Sunday, September 07, 2008

Book Review: Ghosts of Yesterday by Jack Cady

reviewed by Gary A. Braunbeck

Ghosts of Yesterday by Jack Cady
Night Shade Books, 2003
ISBN: 1892389487
hardcover


Ghosts of Yesterday coverEarly in 2003, Night Shade Books released a stellar collection of 12 short stories and essays from the superb (and now deceased, sadly) Jack Cady that any serious readers of fantasy or horror should have on their shelves.

Ghosts of Yesterday is the best single-author collection I've read in five years.

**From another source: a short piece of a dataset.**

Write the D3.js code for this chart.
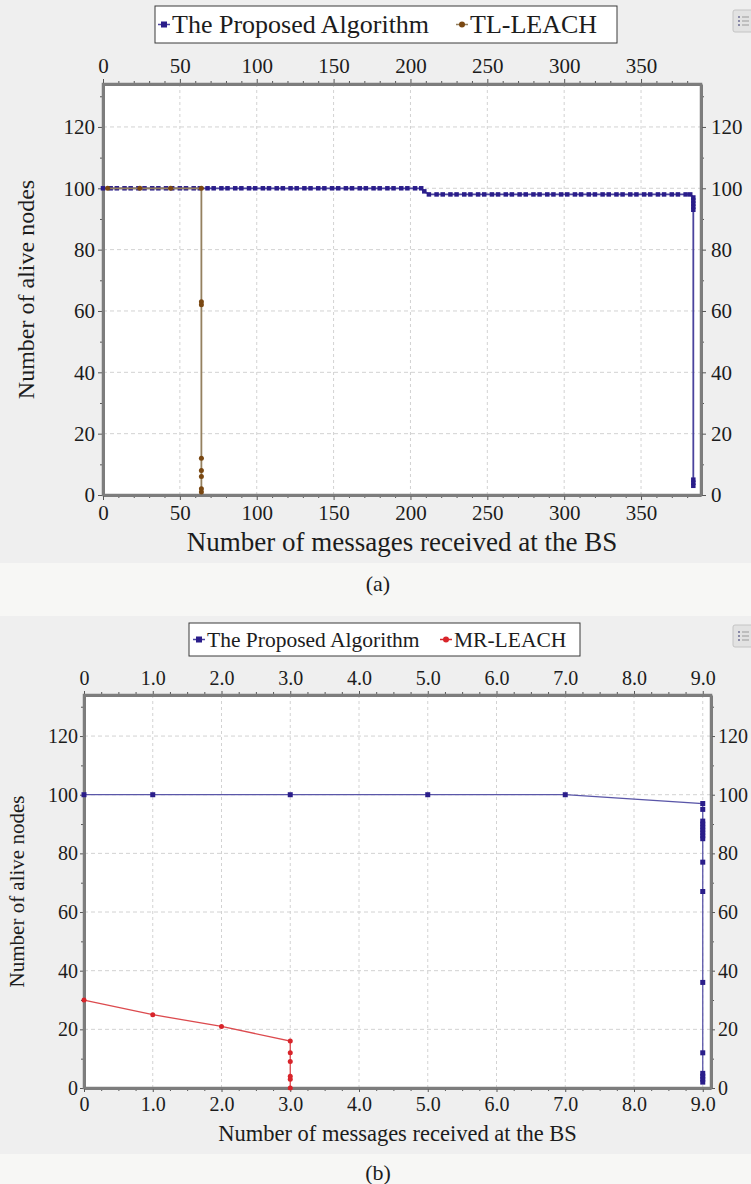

It's composed of 30,000 words of entirely new fiction, plus pieces that hadn't been in collections before.

Ghosts contains one of the best short stories I've ever read in any genre, "The Lady With The Blind Dog." The story -- like the collection itself -- is by turns thoughtful, sad, frightening, tragic, and, in the end, majestically chilling. You'd also do well to pay close attention to the essay "On Writing The Ghost Story" and the novella "The Time That Time Forgot."

Cady knows how to do it right, and makes the work produced by most of us look like high-school level attempts at Lit-rah-chure. Get it and read it. Do it now. The man's memory deserves nothing less from us.